A pocketable 8.01-inch canvas
The teaser footage and leaks converge on one clear headline: when opened the Wallet offers an 8.01-inch OLED with a 2480 × 1860 resolution in a true 4:3 aspect ratio. Controls flank the screen — a D‑pad and face buttons on one side, low‑profile thumbsticks on the other, shoulder triggers and what look like extras for system/menu functions — and vents on the back hint at active cooling.
The important detail that separates this from other “dual‑screen” handsets is simple: it’s a single, continuous display that folds. No hard bezel down the middle like some early two‑pane concepts. That continuity is part of the pitch: emulate SNES, PS1 and many retro titles without awkward pillarboxing, or stretch into a large mobile canvas for modern Android games and cloud streaming.
Why the 4:3 panel matters
For a surprising swath of gamers, 4:3 is not nostalgia — it’s accuracy. Many classic consoles and handhelds were designed around that squarer frame, and a screen that matches the original aspect ratio reduces scaling artifacts and black bars. It’s an obvious appeal for emulation fans who want pixel‑perfect presentation.
Foldability here is solving a practical problem: immersion versus portability. Big screens are nicer to play on. Big screens are also hard to carry. Foldables let manufacturers hide a generous display behind a compact footprint — the same impulse that pushed phones toward hinges and multi‑panel displays in recent years. If you want context on how manufacturers are pushing foldables beyond phones, consider how OEMs are experimenting with larger folding canvases elsewhere, like Samsung’s tri‑fold prototypes that extend the idea to still larger formats (/news/samsung-galaxy-trifold-unveiled-at-apec-showcase).
The parts we still don’t know — and why they matter
Teasers give shapes and promises, not the hard numbers that determine whether this will be brilliant or brittle. Key unknowns include the chipset, RAM and battery capacity; refresh rate and peak brightness; hinge durability ratings; and, crucially, price.

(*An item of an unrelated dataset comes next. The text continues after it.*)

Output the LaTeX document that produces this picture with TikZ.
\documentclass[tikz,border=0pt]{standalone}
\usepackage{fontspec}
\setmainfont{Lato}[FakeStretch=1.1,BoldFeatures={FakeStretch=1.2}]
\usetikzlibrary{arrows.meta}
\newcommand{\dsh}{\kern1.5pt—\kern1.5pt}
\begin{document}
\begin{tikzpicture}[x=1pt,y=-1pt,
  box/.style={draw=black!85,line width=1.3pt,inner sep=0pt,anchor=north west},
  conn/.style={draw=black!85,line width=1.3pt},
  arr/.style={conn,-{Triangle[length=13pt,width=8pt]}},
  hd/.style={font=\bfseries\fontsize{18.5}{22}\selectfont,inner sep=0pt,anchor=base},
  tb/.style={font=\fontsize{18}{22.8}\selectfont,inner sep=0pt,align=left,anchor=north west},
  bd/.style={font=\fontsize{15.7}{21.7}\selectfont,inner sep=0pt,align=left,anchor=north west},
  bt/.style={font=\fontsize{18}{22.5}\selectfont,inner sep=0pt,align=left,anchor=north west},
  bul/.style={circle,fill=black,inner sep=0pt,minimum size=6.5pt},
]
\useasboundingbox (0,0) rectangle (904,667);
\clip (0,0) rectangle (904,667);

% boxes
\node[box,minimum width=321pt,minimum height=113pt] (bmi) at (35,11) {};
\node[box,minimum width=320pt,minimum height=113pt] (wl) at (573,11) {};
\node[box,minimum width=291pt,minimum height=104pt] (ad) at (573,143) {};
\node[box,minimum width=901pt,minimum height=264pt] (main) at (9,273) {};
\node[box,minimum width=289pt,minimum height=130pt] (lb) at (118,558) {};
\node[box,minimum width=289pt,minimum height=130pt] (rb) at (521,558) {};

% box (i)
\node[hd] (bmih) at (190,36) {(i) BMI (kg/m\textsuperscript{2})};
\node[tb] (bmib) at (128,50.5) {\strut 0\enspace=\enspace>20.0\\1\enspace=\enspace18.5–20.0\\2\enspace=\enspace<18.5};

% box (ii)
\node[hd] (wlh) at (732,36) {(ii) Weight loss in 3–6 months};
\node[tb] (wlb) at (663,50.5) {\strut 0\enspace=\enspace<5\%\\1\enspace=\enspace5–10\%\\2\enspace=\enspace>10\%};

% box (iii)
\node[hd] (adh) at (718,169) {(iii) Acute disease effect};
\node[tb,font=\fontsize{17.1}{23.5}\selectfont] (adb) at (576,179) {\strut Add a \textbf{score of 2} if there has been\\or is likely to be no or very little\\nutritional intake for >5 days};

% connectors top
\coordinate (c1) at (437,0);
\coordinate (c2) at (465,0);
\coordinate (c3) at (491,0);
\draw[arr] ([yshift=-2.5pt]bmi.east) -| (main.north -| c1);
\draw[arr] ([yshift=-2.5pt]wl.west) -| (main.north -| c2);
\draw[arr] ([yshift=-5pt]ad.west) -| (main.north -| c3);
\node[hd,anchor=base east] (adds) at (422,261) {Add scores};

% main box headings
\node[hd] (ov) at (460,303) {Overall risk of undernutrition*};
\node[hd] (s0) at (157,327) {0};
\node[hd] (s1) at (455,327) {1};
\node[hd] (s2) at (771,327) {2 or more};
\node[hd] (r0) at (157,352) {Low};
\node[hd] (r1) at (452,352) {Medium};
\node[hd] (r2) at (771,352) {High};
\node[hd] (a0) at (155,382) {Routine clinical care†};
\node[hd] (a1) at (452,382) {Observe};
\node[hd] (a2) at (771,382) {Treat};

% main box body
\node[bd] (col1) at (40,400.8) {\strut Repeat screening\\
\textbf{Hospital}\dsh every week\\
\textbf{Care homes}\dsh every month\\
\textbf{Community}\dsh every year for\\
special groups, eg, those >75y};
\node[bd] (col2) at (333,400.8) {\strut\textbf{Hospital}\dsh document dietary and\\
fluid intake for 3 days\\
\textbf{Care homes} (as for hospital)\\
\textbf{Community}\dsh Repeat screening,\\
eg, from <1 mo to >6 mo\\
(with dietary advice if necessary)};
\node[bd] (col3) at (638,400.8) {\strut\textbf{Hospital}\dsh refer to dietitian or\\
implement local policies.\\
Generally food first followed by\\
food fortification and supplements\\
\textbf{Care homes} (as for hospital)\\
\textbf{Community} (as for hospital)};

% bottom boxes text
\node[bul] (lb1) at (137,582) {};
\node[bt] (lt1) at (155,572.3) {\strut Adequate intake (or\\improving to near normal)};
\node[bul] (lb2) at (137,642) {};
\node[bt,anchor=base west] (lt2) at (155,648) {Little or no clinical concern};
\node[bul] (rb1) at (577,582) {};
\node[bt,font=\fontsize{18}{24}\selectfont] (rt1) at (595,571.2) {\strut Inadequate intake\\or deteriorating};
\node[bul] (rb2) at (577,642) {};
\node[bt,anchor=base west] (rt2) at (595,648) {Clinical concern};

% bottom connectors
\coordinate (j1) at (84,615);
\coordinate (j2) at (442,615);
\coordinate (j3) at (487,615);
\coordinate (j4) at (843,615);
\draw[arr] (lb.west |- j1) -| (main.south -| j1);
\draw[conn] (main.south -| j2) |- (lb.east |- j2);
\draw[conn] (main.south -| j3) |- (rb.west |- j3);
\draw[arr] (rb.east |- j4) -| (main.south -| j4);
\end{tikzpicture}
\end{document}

Most rumors point toward a flagship Qualcomm part or a gaming‑focused G‑series chip, and the visible fan grille suggests the Wallet will try for sustained performance rather than short bursts. But an 8‑inch high‑refresh OLED, a powerful SoC and active cooling all chew through battery life. The makers of the Steam Deck have shown that clever software tricks and low‑power modes can meaningfully extend usability on handhelds — the ability to dim or even turn the display off for background tasks is an example of the small innovations that matter in portable devices (/news/steam-deck-display-off-downloads). Expect One‑Netbook to lean on software power profiles and per‑game tuning if it wants acceptable runtimes.
Durability is another wild card. Foldable panels have improved considerably, yet the hinge and crease are always the weak point — and the stress profile of a two‑handed gamepad clamped around a hinge is different from a phone folded in a pocket. One positive detail in the teaser: the display appears inset rather than sitting proud at the seam, which could cut down on grit and edge wear. Still, longevity under heavy use is something only time and real‑world testing will reveal.

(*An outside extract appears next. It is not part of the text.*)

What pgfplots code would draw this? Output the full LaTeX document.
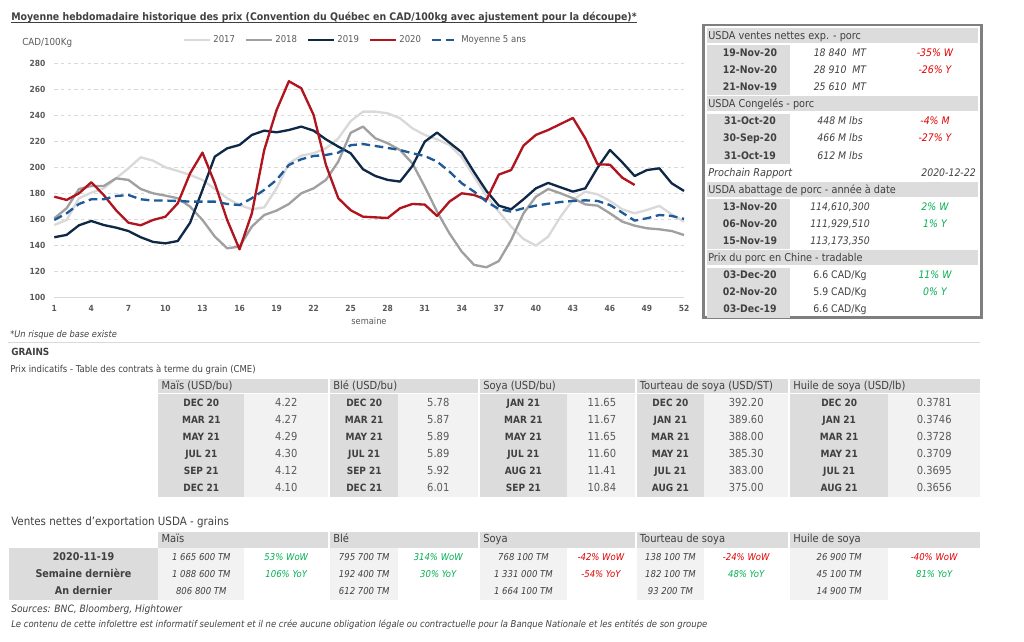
\documentclass[border=0pt]{standalone}
\usepackage{pgfplots}
\usepackage{pgfplotstable}
\pgfplotsset{compat=1.18}
\usepackage{fontspec}
\setmainfont{DejaVu Sans Condensed}

\definecolor{c17}{HTML}{D9D9D9}
\definecolor{c18}{HTML}{A0A0A0}
\definecolor{c19}{HTML}{0F2846}
\definecolor{c20}{HTML}{B0141E}
\definecolor{cavg}{HTML}{1F5A96}
\definecolor{gridc}{HTML}{D9D9D9}
\definecolor{txt}{HTML}{404040}
\definecolor{txtl}{HTML}{595959}
\definecolor{hdr}{HTML}{DCDCDC}
\definecolor{cell}{HTML}{F2F2F2}
\definecolor{neg}{HTML}{E00000}
\definecolor{pos}{HTML}{00B050}
\definecolor{boxc}{HTML}{7F7F7F}

\newcommand{\fs}[1]{\fontsize{#1}{#1}\selectfont}

% weekly price, CAD/100kg
\pgfplotstableread{
w y17 y18 y19 y20 yavg
1 155.6 160.8 146.2 177.4 159.5
2 159.5 168.5 148.0 174.9 164.6
3 176.2 183.3 155.4 180.0 171.8
4 180.5 185.6 158.7 188.5 175.4
5 183.8 185.6 155.6 178.7 175.4
6 191.5 191.5 153.6 167.0 177.9
7 199.2 190.3 151.0 157.4 178.7
8 207.7 183.3 146.2 155.4 175.4
9 205.1 180.0 142.6 159.5 174.4
10 200.0 178.2 141.5 162.0 174.4
11 197.2 176.2 143.3 172.3 174.1
12 194.1 169.7 157.4 195.4 173.6
13 190.3 159.5 182.6 211.3 173.6
14 183.3 146.7 208.2 187.7 173.6
15 176.2 137.7 214.6 159.5 171.8
16 171.0 139.0 217.2 136.9 171.0
17 167.7 154.4 224.9 164.6 176.2
18 169.2 163.3 228.2 213.3 182.6
19 183.8 166.7 226.9 244.0 190.3
20 203.0 171.8 228.7 266.2 201.8
21 209.0 180.0 231.3 260.8 206.2
22 210.8 183.8 228.2 240.3 208.7
23 214.6 190.3 221.5 201.8 209.5
24 222.3 204.4 215.9 176.2 211.3
25 235.5 226.5 210.8 167.0 217.0
26 242.8 231.3 198.5 162.0 217.9
27 242.8 222.3 193.3 161.5 216.4
28 241.5 218.5 190.3 161.0 214.9
29 237.7 213.3 189.0 168.5 213.3
30 230.0 203.0 201.0 171.8 210.8
31 224.9 185.1 219.7 171.3 208.7
32 221.5 165.9 226.7 162.6 204.4
33 217.2 149.2 219.0 173.6 196.7
34 207.7 135.1 211.5 180.0 187.7
35 192.8 124.9 196.2 178.7 181.3
36 177.9 123.1 181.8 174.9 173.6
37 165.9 127.9 170.5 194.4 167.9
38 154.4 144.1 167.7 197.9 165.9
39 144.9 164.6 175.4 216.7 168.5
40 139.7 177.4 183.8 224.9 170.5
41 146.7 183.3 188.0 228.7 172.0
42 162.0 180.0 184.6 233.3 173.3
43 174.9 176.2 181.3 238.0 174.1
44 181.3 171.5 183.8 222.3 174.6
45 179.2 170.5 199.7 202.3 174.1
46 174.1 164.6 213.3 202.0 171.0
47 167.7 158.2 203.8 192.0 165.1
48 164.6 155.1 193.3 186.4 159.0
49 167.2 153.1 197.9 nan 160.8
50 170.3 152.3 199.2 nan 163.3
51 163.8 151.0 187.7 nan 162.6
52 158.2 147.9 181.8 nan 160.3
}\prix

\tikzset{
  t/.style={inner sep=0pt, anchor=mid, text=txt},
  tl/.style={inner sep=0pt, anchor=mid west, text=txt},
  tr/.style={inner sep=0pt, anchor=mid east, text=txt},
}

\begin{document}
\begin{tikzpicture}
\begin{scope}[x=0.75pt,y=-0.75pt]
\path[use as bounding box] (0,0) rectangle (1024,642);
\end{scope}

\begin{axis}[
  at={(54.3*0.75pt,-297.3*0.75pt)}, anchor=south west,
  scale only axis, width=472.3pt, height=175.5pt,
  xmin=1, xmax=52, ymin=100, ymax=280,
  xtick={1,4,...,52}, ytick={100,120,...,280},
  axis line style={draw=none}, major tick length=0pt,
  ymajorgrids,
  grid style={gridc, line width=0.75pt, dash pattern=on 2.5pt off 2.5pt},
  /pgf/number format/assume math mode=true,
  tick label style={font=\fs{6.3}\bfseries, text=txtl},
  yticklabel style={inner sep=0pt, xshift=-6.5pt},
  xticklabel style={inner sep=0pt, yshift=-5.7pt},
  clip=false,
  every axis plot/.append style={line width=1.75pt, line join=round},
  legend style={draw=none, fill=none, at={(0.479,1.1)}, anchor=center,
    legend columns=5, font=\fs{7.1}, text=txtl, inner sep=0pt,
    /tikz/every even column/.append style={column sep=5.5pt}},
  legend image code/.code={\draw[#1] (0pt,0pt) -- (19pt,0pt);},
]
\addplot[c17] table[x=w, y=y17] {\prix};
\addlegendentry{2017}
\addplot[c18] table[x=w, y=y18] {\prix};
\addlegendentry{2018}
\addplot[c19] table[x=w, y=y19] {\prix};
\addlegendentry{2019}
\addplot[c20] table[x=w, y=y20] {\prix};
\addlegendentry{2020}
\addplot[cavg, dash pattern=on 6.5pt off 3.5pt] table[x=w, y=yavg] {\prix};
\addlegendentry{Moyenne 5 ans}
\draw[gridc, line width=0.75pt] (rel axis cs:0,0) -- (rel axis cs:1,0);
\end{axis}

\begin{scope}[x=0.75pt,y=-0.75pt]
% title and chart texts
\node[inner sep=0pt, anchor=base west, text=txt, font=\fs{7.84}\bfseries] (T) at (11,20.7)
  {Moyenne hebdomadaire historique des prix (Convention du Québec en CAD/100kg avec ajustement pour la découpe)*};
\draw[txt, line width=0.7pt] ([yshift=-1.3pt]T.base west) -- ([yshift=-1.3pt]T.base east);
\node[tl, text=txtl, font=\fs{7.3}] at (22,41.7) {CAD/100Kg};
\node[t, text=txtl, font=\fs{6.9}] at (369,321) {semaine};
\node[tl, font=\fs{6.9}\itshape] at (10,334) {*Un risque de base existe};
\draw[gridc, line width=0.75pt] (8,342.7) -- (980,342.7);

% right box
\draw[boxc, line width=2pt] (703.3,25) rectangle (981.7,317.7);
\foreach \k in {0,4,9,13} {\fill[hdr] (707,35.7+17.1*\k-8) rectangle (978,35.7+17.1*\k+7.3);}
\foreach \k in {1,5,10,14} {\fill[hdr] (707,35.7+17.1*\k-7.5) rectangle (790,35.7+17.1*\k+34.2+8.5);}
\begin{scope}[font=\fs{8.1}]
\node[tl] at (708,35.7) {USDA ventes nettes exp. - porc};
\node[tl] at (708,104.1) {USDA Congelés - porc};
\node[tl] at (708,189.6) {USDA abattage de porc - année à date};
\node[tl] at (708,258.0) {Prix du porc en Chine - tradable};
\end{scope}
\begin{scope}[font=\fs{7.8}]
\foreach \d/\v/\c/\cc [count=\i from 0] in {
  19-Nov-20/18 840\ \ MT/-35\% W/neg, 12-Nov-20/28 910\ \ MT/-26\% Y/neg, 21-Nov-19/25 610\ \ MT//neg}
  {\node[t, font=\fs{7.8}\bfseries] at (750,52.8+17.1*\i) {\d};
   \node[t, font=\fs{7.8}\itshape] at (840,52.8+17.1*\i) {\v};
   \node[t, text=\cc, font=\fs{7.8}\itshape] at (935,52.8+17.1*\i) {\c};}
\foreach \d/\v/\c/\cc [count=\i from 0] in {
  31-Oct-20/448 M lbs/-4\% M/neg, 30-Sep-20/466 M lbs/-27\% Y/neg, 31-Oct-19/612 M lbs//neg}
  {\node[t, font=\fs{7.8}\bfseries] at (750,121.2+17.1*\i) {\d};
   \node[t, font=\fs{7.8}\itshape] at (840,121.2+17.1*\i) {\v};
   \node[t, text=\cc, font=\fs{7.8}\itshape] at (935,121.2+17.1*\i) {\c};}
\node[tl, font=\fs{8.1}\itshape] at (708,172.5) {Prochain Rapport};
\node[tr, font=\fs{7.8}\itshape] at (976,172.5) {2020-12-22};
\node[t, font=\fs{7.8}\bfseries] at (750,206.7) {13-Nov-20};
\node[t, font=\fs{7.8}\bfseries] at (750,223.8) {06-Nov-20};
\node[t, font=\fs{7.8}\bfseries] at (750,240.9) {15-Nov-19};
\node[t, font=\fs{7.8}\itshape] at (840,206.7) {114,610,300};
\node[t, font=\fs{7.8}\itshape] at (840,223.8) {111,929,510};
\node[t, font=\fs{7.8}\itshape] at (840,240.9) {113,173,350};
\node[t, text=pos, font=\fs{7.8}\itshape] at (935,206.7) {2\% W};
\node[t, text=pos, font=\fs{7.8}\itshape] at (935,223.8) {1\% Y};
\foreach \d/\c/\cc [count=\i from 0] in {03-Dec-20/11\% W/pos, 02-Nov-20/0\% Y/pos, 03-Dec-19//pos}
  {\node[t, font=\fs{7.8}\bfseries] at (750,275.1+17.1*\i) {\d};
   \node[t, text=\cc, font=\fs{7.8}\itshape] at (935,275.1+17.1*\i) {\c};}
\node[t] at (840,275.1) {6.6 CAD/Kg};
\node[t] at (840,292.2) {5.9 CAD/Kg};
\node[t] at (840,309.3) {6.6 CAD/Kg};
\end{scope}

% grains futures table
\node[tl, font=\fs{7.4}\bfseries] at (11,352.3) {GRAINS};
\node[tl, font=\fs{7.1}] at (10,369.3) {Prix indicatifs - Table des contrats à terme du grain (CME)};
\foreach \xa/\xb/\xm in {158.3/328.3/244.3, 330/478.3/398.3, 480/635/566.7, 636.7/788.3/704, 790/980/888.3}
  {\fill[hdr] (\xa,379) rectangle (\xb,393);
   \fill[hdr] (\xa,394.3) rectangle (\xm,496.7);
   \fill[cell] (\xm,394.3) rectangle (\xb,496.7);}
\begin{scope}[font=\fs{8.3}]
\node[tl] at (161.3,386.3) {Maïs (USD/bu)};
\node[tl] at (333,386.3) {Blé (USD/bu)};
\node[tl] at (483,386.3) {Soya (USD/bu)};
\node[tl] at (639.7,386.3) {Tourteau de soya (USD/ST)};
\node[tl] at (793,386.3) {Huile de soya (USD/lb)};
\end{scope}
\begin{scope}[font=\fs{8.3}]
\foreach \m/\v [count=\i from 0] in {DEC 20/4.22,MAR 21/4.27,MAY 21/4.29,JUL 21/4.30,SEP 21/4.12,DEC 21/4.10}
  {\node[t, font=\fs{7.5}\bfseries] at (201.3,402.7+17.1*\i) {\m};
   \node[t, text=txtl] at (286.3,402.7+17.1*\i) {\v};}
\foreach \m/\v [count=\i from 0] in {DEC 20/5.78,MAR 21/5.87,MAY 21/5.89,JUL 21/5.89,SEP 21/5.92,DEC 21/6.01}
  {\node[t, font=\fs{7.5}\bfseries] at (364.2,402.7+17.1*\i) {\m};
   \node[t, text=txtl] at (438.3,402.7+17.1*\i) {\v};}
\foreach \m/\v [count=\i from 0] in {JAN 21/11.65,MAR 21/11.67,MAY 21/11.65,JUL 21/11.60,AUG 21/11.41,SEP 21/10.84}
  {\node[t, font=\fs{7.5}\bfseries] at (523.4,402.7+17.1*\i) {\m};
   \node[t, text=txtl] at (601.9,402.7+17.1*\i) {\v};}
\foreach \m/\v [count=\i from 0] in {DEC 20/392.20,JAN 21/389.60,MAR 21/388.00,MAY 21/385.30,JUL 21/383.00,AUG 21/375.00}
  {\node[t, font=\fs{7.5}\bfseries] at (670.4,402.7+17.1*\i) {\m};
   \node[t, text=txtl] at (746.2,402.7+17.1*\i) {\v};}
\foreach \m/\v [count=\i from 0] in {DEC 20/0.3781,JAN 21/0.3746,MAR 21/0.3728,MAY 21/0.3709,JUL 21/0.3695,AUG 21/0.3656}
  {\node[t, font=\fs{7.5}\bfseries] at (839.2,402.7+17.1*\i) {\m};
   \node[t, text=txtl] at (934.2,402.7+17.1*\i) {\v};}
\end{scope}

% export sales table
\node[tl, font=\fs{8.6}] at (11,522.3) {Ventes nettes d'exportation USDA - grains};
\fill[hdr] (9.3,548.3) rectangle (157.7,599.5);
\foreach \xa/\xb/\xm in {158.3/328.3/244.3, 330/478.3/398.3, 480/635/566.7, 636.7/788.3/704, 790/980/888.3}
  {\fill[hdr] (\xa,531.7) rectangle (\xb,547.7);
   \fill[cell] (\xa,548.3) rectangle (\xm,599.5);}
\begin{scope}[font=\fs{8.3}]
\node[tl] at (161.3,539.3) {Maïs};
\node[tl] at (333,539.3) {Blé};
\node[tl] at (483,539.3) {Soya};
\node[tl] at (639.7,539.3) {Tourteau de soya};
\node[tl] at (793,539.3) {Huile de soya};
\end{scope}
\foreach \l [count=\i from 0] in {2020-11-19, Semaine dernière, An dernier}
  {\node[t, font=\fs{8}\bfseries] at (83.5,556.7+17.2*\i) {\l};}
\begin{scope}[font=\fs{7.1}\itshape]
\foreach \xv/\xc/\a/\b/\c/\ca/\cb/\na/\nb in {
  201.3/286.3/1 665 600 TM/1 088 600 TM/806 800 TM/53\% WoW/106\% YoY/pos/pos,
  364.2/438.3/795 700 TM/192 400 TM/612 700 TM/314\% WoW/30\% YoY/pos/pos,
  523.4/600.9/768 100 TM/1 331 000 TM/1 664 100 TM/-42\% WoW/-54\% YoY/neg/neg,
  670.4/746.2/138 100 TM/182 100 TM/93 200 TM/-24\% WoW/48\% YoY/neg/pos,
  839.2/934.2/26 900 TM/45 100 TM/14 900 TM/-40\% WoW/81\% YoY/neg/pos}
  {\node[t] at (\xv,556.7) {\a};
   \node[t] at (\xv,573.9) {\b};
   \node[t] at (\xv,591.1) {\c};
   \node[t, text=\na] at (\xc,556.7) {\ca};
   \node[t, text=\nb] at (\xc,573.9) {\cb};}
\end{scope}
\node[tl, font=\fs{7.6}\itshape] at (11,609) {Sources: BNC, Bloomberg, Hightower};
\node[tl, font=\fs{7.05}\itshape] at (11,624.3) {Le contenu de cette infolettre est informatif seulement et il ne crée aucune obligation légale ou contractuelle pour la Banque Nationale et les entités de son groupe};
\end{scope}
\end{tikzpicture}
\end{document}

Who stands to win (and who might walk away)
The Wallet’s most obvious audience is retro and emulation enthusiasts who prize correct aspect ratios and don’t mind paying for novelty. It’s also attractive to cloud gamers who want a larger local screen for streaming from a home console or PC — something that, ironically, pairs well with a beefy console at home. If you stream from a home system, a console like the PlayStation 5 Pro (or any modern server‑class machine) could be the source of high‑quality streams to a portable client.

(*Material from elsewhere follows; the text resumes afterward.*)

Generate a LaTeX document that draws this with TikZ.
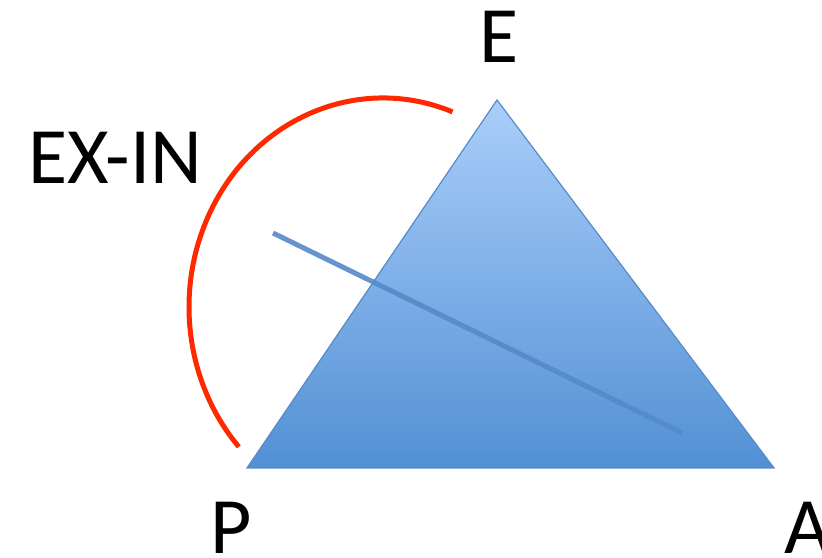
\documentclass[tikz,border=0pt]{standalone}
\usepackage{fontspec}
\setmainfont{Carlito}
\definecolor{triedge}{RGB}{88,140,200}
\definecolor{tritop}{RGB}{170,206,250}
\definecolor{tribot}{RGB}{82,144,212}
\definecolor{arcred}{RGB}{255,40,0}
\definecolor{axisblue}{RGB}{85,138,200}
\begin{document}
\begin{tikzpicture}[
    x=1pt, y=1pt,
    lbl/.style={font=\fontsize{80}{80}\selectfont, inner sep=0pt},
    tri/.style={draw=triedge, line width=1.2pt, top color=tritop, bottom color=tribot, line join=miter},
    axis/.style={draw=axisblue, line width=5pt, opacity=0.9},
    arcline/.style={draw=arcred, line width=5pt}
]
\useasboundingbox (0,0) rectangle (822,557);

\coordinate (E) at (497,457);
\coordinate (P) at (247,89);
\coordinate (A) at (774,89);
\coordinate (s) at (273,324);
\coordinate (t) at (682,124);
\coordinate (c) at (383,250);

\fill[tri] (P) -- (E) -- (A) -- cycle;
\draw[axis] (s) -- (t);
\draw[arcline] (c) ++(69:194 and 209) arc[start angle=69, end angle=222, x radius=194, y radius=209];

\node[lbl] (lE) at (499,520) {E};
\node[lbl] (lP) at (231,29) {P};
\node[lbl] (lA) at (808,29) {A};
\node[lbl] (lEXIN) at (115,399) {EX-IN};

\end{tikzpicture}
\end{document}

But there are clear reasons for caution. Foldables cost more to produce, and that usually shows up in retail price. One‑Netbook’s recent niche devices have not positioned themselves as bargain options, and adding a premium flexible OLED will likely put the Wallet at the high end of the handheld market. There’s also the question of software fit: Android’s foldable APIs have matured, but developer support for gaming‑specific posture modes and split views varies, and not every emulator or native title will play nicely with an oddball form factor.
A gamble worth watching
Design experiments are how the handheld space moves forward. The Wallet isn’t a slow evolution of the Game Boy ornament; it’s an attempt to merge phone‑style folding tech with a gamepad ergonomics story. If One‑Netbook can nail hinge engineering, thermals and pricing, a single‑screen foldable could open a useful niche between pocket phones and full‑size portable gaming PCs.
But there’s a difference between novelty and necessity. Foldables bring clear benefits for screen size and portability, yet they introduce new failure modes and costs. The coming months will tell whether the Wallet is a practical step for serious portable play or a headline‑grabbing curiosity.
For now, we wait for specs, price and real‑world tests. When OneXSugar fills in the blanks — release window, processor, memory, battery and a concrete durability claim — we’ll have a better sense of whether this foldable gamble pays off.